What ATS Systems Are Actually Looking For
Applicant tracking systems don't read your résumé the way a person does. They extract keywords and compare them against what the job description prioritized. A 15-year EA with incredible experience can score lower than a less-qualified candidate whose résumé just happens to mirror the job posting's language more closely.
This is where running your résumé through an ATS scan becomes genuinely useful, not just a feel-good exercise. When you paste in a job description for a Senior Executive Assistant, Chief of Staff, or Executive Operations Manager role, a good scan will show you exactly which skills are showing up as matched versus missing. It'll flag whether your contact info is being parsed correctly, whether your section headers are readable, and whether the keywords that matter to that specific role are present in your document.
With Past the Bots, you get a skill-weighted match score that shows matched keywords, missing keywords, and any knockout gaps, the must-have qualifications where your résumé goes silent. For EA roles right now, those knockout gaps are often things like project management, budget management, or specific tools like Asana, Notion, or Salesforce that you may actually use but haven't thought to mention.
Rewriting Bullets Without Fabricating Anything
The goal isn't to pretend you've done things you haven't. It's to describe what you have done in language that reflects its actual scope.
"Managed calendars for three C-suite executives" might more accurately be written as "Optimized scheduling and time allocation for three C-suite executives across 200+ stakeholders, reducing scheduling conflicts by 30%." If that's true, say it that way.
This is exactly what AI tailoring is designed to help with. You paste in your existing résumé and the job description, and the tool rewrites your bullets to match the role's language and emphasis, without inventing experience. It surfaces the parts of your background that are most relevant and helps you say them more precisely.
For EAs specifically, this often means surfacing things like:
- Budget or vendor management you handled but buried in a vague bullet
- Process improvements you drove that you described as routine admin
- Cross-departmental projects you coordinated that you undersold as "supporting" someone else
The Title Problem Is Real Too
One more thing worth knowing: ATS systems use your job title as a signal. If you're applying for a Chief of Staff role but your title has always been "Executive Assistant," some systems will down-rank you before your bullets are even parsed.
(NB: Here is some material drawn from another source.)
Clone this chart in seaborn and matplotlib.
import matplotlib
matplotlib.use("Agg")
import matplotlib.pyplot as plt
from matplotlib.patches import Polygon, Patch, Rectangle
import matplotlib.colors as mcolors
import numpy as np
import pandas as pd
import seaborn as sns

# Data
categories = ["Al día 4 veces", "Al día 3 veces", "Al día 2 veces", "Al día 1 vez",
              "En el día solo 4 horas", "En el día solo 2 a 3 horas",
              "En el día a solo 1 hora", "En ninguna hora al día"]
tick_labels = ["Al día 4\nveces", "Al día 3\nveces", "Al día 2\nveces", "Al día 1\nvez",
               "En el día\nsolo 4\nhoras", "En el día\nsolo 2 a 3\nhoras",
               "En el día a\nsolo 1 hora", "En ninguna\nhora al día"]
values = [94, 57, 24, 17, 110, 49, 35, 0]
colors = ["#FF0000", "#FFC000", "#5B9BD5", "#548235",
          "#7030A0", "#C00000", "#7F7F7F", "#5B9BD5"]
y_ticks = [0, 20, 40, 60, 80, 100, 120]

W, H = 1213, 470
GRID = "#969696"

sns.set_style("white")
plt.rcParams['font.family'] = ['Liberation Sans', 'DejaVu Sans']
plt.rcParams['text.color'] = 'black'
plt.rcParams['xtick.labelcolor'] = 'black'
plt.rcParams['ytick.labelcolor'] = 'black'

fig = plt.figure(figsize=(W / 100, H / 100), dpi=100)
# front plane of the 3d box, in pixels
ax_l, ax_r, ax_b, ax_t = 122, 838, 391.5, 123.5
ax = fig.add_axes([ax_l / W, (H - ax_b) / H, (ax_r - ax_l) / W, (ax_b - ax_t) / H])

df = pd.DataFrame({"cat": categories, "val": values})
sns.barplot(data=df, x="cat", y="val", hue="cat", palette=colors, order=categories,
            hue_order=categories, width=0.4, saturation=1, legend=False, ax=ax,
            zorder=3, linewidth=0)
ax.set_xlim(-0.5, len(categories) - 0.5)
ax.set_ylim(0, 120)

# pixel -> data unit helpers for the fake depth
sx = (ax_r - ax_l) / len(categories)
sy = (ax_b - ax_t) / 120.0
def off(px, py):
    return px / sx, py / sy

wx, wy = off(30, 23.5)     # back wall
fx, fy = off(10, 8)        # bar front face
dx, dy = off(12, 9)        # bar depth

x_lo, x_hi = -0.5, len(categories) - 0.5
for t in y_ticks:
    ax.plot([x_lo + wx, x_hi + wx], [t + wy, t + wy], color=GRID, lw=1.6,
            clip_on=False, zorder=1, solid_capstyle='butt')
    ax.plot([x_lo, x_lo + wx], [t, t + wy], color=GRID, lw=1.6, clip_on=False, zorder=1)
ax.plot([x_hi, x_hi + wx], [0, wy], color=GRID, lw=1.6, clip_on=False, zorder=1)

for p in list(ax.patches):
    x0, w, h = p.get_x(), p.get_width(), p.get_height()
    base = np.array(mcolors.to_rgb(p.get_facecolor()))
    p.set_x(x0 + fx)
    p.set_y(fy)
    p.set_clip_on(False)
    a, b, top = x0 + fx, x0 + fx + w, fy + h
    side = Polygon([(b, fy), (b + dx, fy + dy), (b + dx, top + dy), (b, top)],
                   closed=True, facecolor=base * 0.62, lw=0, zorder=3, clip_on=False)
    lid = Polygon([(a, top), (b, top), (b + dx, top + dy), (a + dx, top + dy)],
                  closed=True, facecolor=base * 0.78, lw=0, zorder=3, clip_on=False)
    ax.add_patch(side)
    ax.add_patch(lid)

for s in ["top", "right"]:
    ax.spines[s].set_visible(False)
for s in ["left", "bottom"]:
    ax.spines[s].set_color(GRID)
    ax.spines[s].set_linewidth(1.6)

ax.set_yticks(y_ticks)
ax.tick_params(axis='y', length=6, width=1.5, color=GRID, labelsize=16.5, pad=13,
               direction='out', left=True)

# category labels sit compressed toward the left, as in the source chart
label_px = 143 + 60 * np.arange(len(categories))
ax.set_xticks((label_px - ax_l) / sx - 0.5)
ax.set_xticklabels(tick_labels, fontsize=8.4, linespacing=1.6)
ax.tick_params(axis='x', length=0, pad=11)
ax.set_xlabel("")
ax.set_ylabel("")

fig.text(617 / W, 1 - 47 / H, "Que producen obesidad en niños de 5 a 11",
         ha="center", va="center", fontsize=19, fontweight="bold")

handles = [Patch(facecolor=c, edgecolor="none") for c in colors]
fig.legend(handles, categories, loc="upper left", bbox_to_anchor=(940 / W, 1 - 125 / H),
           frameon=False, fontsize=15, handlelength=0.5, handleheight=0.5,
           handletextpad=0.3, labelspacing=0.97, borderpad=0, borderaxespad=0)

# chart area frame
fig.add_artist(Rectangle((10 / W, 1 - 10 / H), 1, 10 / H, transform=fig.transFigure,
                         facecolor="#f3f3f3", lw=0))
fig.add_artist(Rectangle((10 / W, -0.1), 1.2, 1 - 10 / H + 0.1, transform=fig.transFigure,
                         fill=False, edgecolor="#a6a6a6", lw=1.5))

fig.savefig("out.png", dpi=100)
You can't change your official title, but you can add a professional headline at the top of your résumé that bridges the gap. Something like "Executive Assistant | Strategic Operations & Chief of Staff Functions" tells both the parser and the human reader that you're positioning for the next level.
The Opportunity Is Real If Your Résumé Reflects It
The EA role isn't going away. It's getting more interesting, better compensated, and more strategically visible. But the hiring process for these elevated roles is competitive, and many of the best candidates are losing out at the screening stage simply because their résumé language hasn't caught up with their actual experience.
That's a fixable problem. Start by auditing how your current résumé reads against the specific roles you want, and then close the gaps.